Aunque los testimonios de quienes llegan de Mariúpol aparecen como anestesiados, siguen levantándose voces que denuncian sin medias tintas uno de los peores crímenes de guerra de esta invasión.
“La ciudad de Mariúpol está viviendo un verdadero genocidio. Centenares de personas se mueren de hambre y no sólo en la ciudad, sino también en sus alrededores”, acusó el arzobispo greco—católico de Kiev, Sviatoslav Shevchuk, en su videomensaje cotidiano. “En los territorios temporalmente ocupados se están perpetrando verdaderos crímenes contra la humanidad”, clamó.
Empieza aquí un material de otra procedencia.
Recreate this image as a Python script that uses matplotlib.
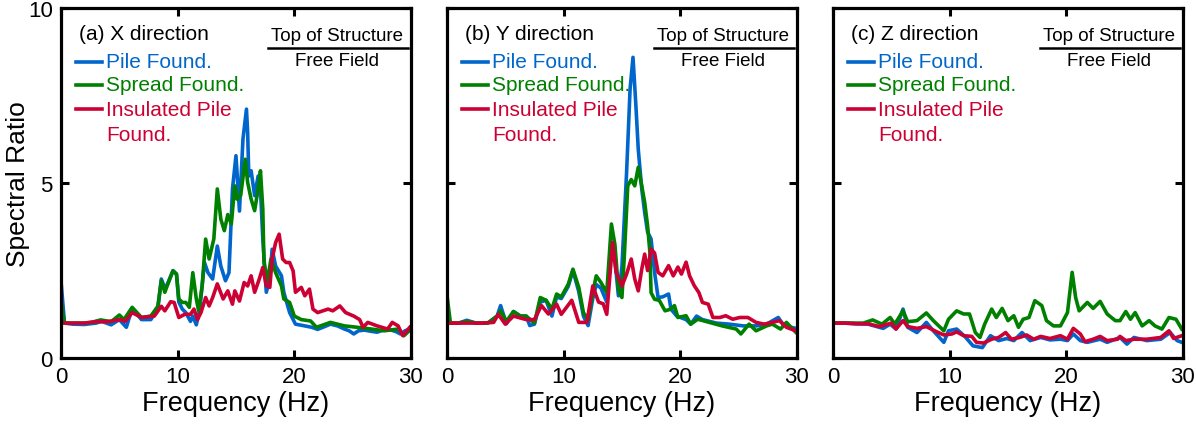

El cónsul griego de Mariúpol, Manolis Androulakis, el último diplomático europeo en dejar, el martes pasado, la ciudad asediada, en la que ayudó a decenas de compatriotas a escapar, también denunció el espanto. “Espero que nadie nunca vea lo que vi yo”, afirmó al llegar a Atenas, después de un viaje de cuatro días a través de Ucrania. Y fue más allá: “Mariúpol pasará a ser parte de las ciudades que han sido totalmente destruidas por la guerra, como Guernica, Coventry, Aleppo, Grzony y Leningrado”.
Aunque fue Nadezda Sukhorukova, ciudadana de Mariúpol, en un post de Facebook que relanzó en twitter Anastasia Lapatina, una periodista de Kiev, quien mejor resumió la tragedia de la ciudad mártir.
“Sé que moriré pronto. Es cuestión de días. En esta ciudad todos esperan constantemente la muerte. Sólo quiero que no sea tan espantosa”, escribió, precisando que en Mariúpol ya se veían “cadáveres puestos en los balcones” y reinaba “el silencio de los cementerios”.